One of the things we've done to keep costs down is to find contractors who were open to the idea of us doing some or most of the labor and bringing them in for the parts that really require their expertise. Our HVAC guy was completely behind this idea, because that meant we would run the tubing - and he didn't have to. He was thrilled about that, and even drew up a plan for us and gave us all kinds of advice and information.
So, bright and early Sunday morning, Hubby and I got up there and got to work.
We quickly learned two things:
1) With the deep well footings we have, and the need to extend the tubing out over them on all sides, this was NOT a two person job. One of us had to be jumping in and out of the trench constantly as we ran the tubing back and forth. (The photo above shows the tubing running along the rebar, but what you see there is about the only place we did it like that - the rest of the way around, we did it so the loops were sticking out over and could be zip-tied to the rebar much easier, and provide much more stability.

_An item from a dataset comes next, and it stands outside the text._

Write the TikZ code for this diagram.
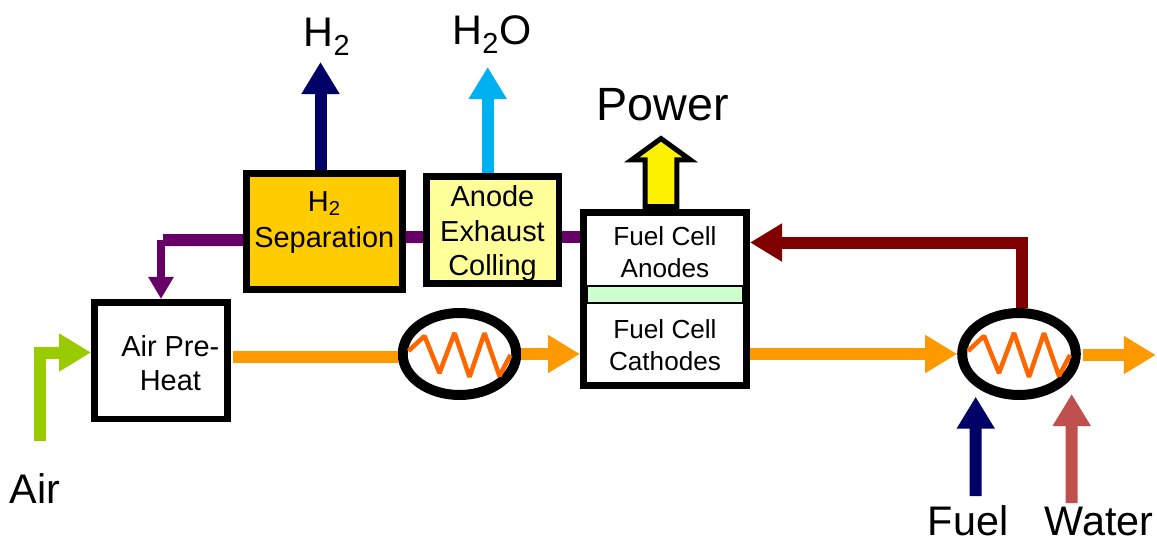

2) If we had it to do again, we would have special ordered 300 ft rolls if we'd had to. When we went to buy the stuff, they didn't have any - they only had 1200 ft rolls, and we thought, "no big deal, we'll just cut it into 300 ft sections, same thing right? NO. As it turns out, having unwound it all - and then coiled it up again - had created big orange monsters that were not easily controlled. Hence - another reason this wasn't a two person job. We need one in the trench, one to staple the tubing...and one just to wrangle the damn coil.
Here's the first coil's worth:
See that silver truck up in the left corner there? That's the cavalry coming in to save the day! Just as we were finishing up coil 1 of 8 and wondering how in the hell we were going to get all that done ourselves, our very good (and very loved and very appreciated) friend, Rusty, showed up to help.
As a THREE person job, it was MUCH smoother, MUCH easier and MUCH MUCH faster. Also, quite a lot of fun.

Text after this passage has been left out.